▶ **Dataset content**:
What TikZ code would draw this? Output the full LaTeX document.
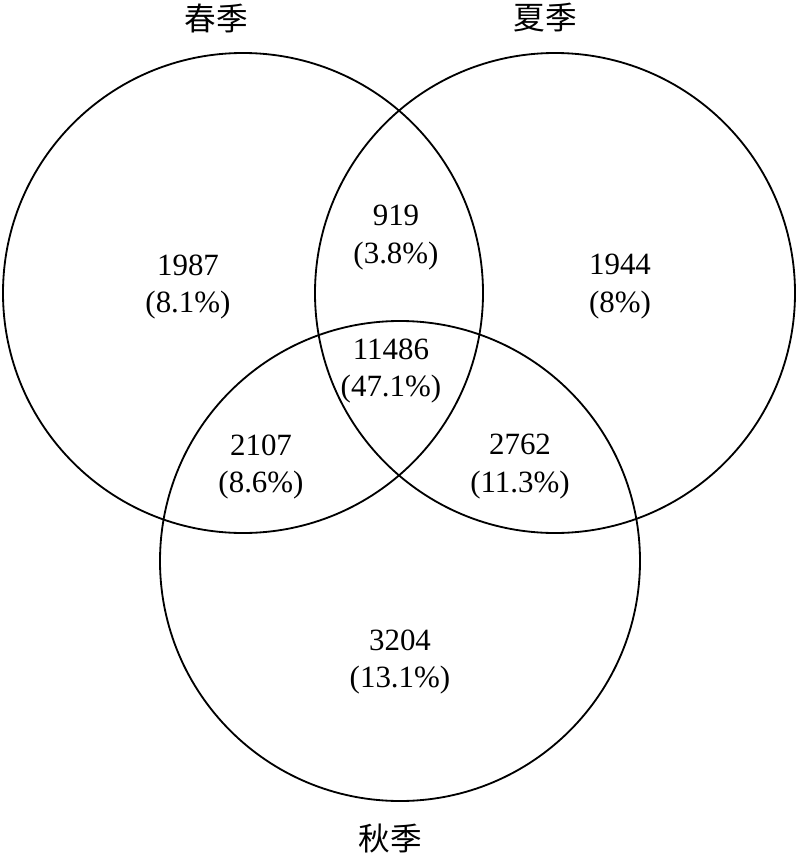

* * *

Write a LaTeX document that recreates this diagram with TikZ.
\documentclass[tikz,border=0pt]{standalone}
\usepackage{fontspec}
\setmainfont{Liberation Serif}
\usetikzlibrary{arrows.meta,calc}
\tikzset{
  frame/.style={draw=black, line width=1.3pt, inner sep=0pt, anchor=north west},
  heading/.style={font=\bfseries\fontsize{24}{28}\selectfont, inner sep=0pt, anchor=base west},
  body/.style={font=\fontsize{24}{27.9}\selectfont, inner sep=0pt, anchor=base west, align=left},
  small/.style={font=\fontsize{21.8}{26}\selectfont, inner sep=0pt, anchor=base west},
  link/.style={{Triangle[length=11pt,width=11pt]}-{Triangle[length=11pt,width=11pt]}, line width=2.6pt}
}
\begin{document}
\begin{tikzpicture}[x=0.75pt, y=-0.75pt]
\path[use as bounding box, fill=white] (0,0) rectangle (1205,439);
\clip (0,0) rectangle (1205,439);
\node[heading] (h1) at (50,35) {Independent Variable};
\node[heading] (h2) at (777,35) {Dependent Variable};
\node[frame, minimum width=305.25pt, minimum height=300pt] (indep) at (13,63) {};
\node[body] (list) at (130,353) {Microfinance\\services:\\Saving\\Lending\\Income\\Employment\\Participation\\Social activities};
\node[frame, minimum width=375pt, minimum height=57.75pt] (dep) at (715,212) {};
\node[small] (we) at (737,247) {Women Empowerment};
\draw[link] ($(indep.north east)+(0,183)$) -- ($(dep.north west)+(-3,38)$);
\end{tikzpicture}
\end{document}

* * *

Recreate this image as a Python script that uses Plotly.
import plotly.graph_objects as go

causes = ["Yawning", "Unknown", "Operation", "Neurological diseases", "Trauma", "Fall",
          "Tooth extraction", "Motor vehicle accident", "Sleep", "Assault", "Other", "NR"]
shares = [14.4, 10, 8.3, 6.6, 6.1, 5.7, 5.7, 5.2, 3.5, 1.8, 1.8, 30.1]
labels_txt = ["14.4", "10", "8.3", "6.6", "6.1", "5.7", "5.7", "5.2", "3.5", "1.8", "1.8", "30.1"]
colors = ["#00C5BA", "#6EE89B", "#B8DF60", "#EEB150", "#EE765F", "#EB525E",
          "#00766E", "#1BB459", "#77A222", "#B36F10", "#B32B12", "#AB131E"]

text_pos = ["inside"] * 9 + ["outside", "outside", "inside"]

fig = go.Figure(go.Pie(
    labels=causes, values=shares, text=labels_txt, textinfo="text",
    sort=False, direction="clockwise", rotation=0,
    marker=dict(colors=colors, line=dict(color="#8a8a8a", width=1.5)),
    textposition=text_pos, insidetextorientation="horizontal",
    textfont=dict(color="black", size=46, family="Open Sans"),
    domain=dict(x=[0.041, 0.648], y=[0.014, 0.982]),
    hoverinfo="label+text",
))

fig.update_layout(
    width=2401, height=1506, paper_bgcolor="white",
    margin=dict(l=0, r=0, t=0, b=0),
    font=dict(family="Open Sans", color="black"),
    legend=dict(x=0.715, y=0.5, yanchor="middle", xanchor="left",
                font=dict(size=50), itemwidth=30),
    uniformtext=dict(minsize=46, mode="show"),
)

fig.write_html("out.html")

▶ **What you will do**: Starting at the line that contains "Recreate this image" and ending at the line that contains "import plotly.graph_objects as go", repeat each line exactly, both ends included, and nothing else.

▶ **Answer to this problem**:
Recreate this image as a Python script that uses Plotly.
import plotly.graph_objects as go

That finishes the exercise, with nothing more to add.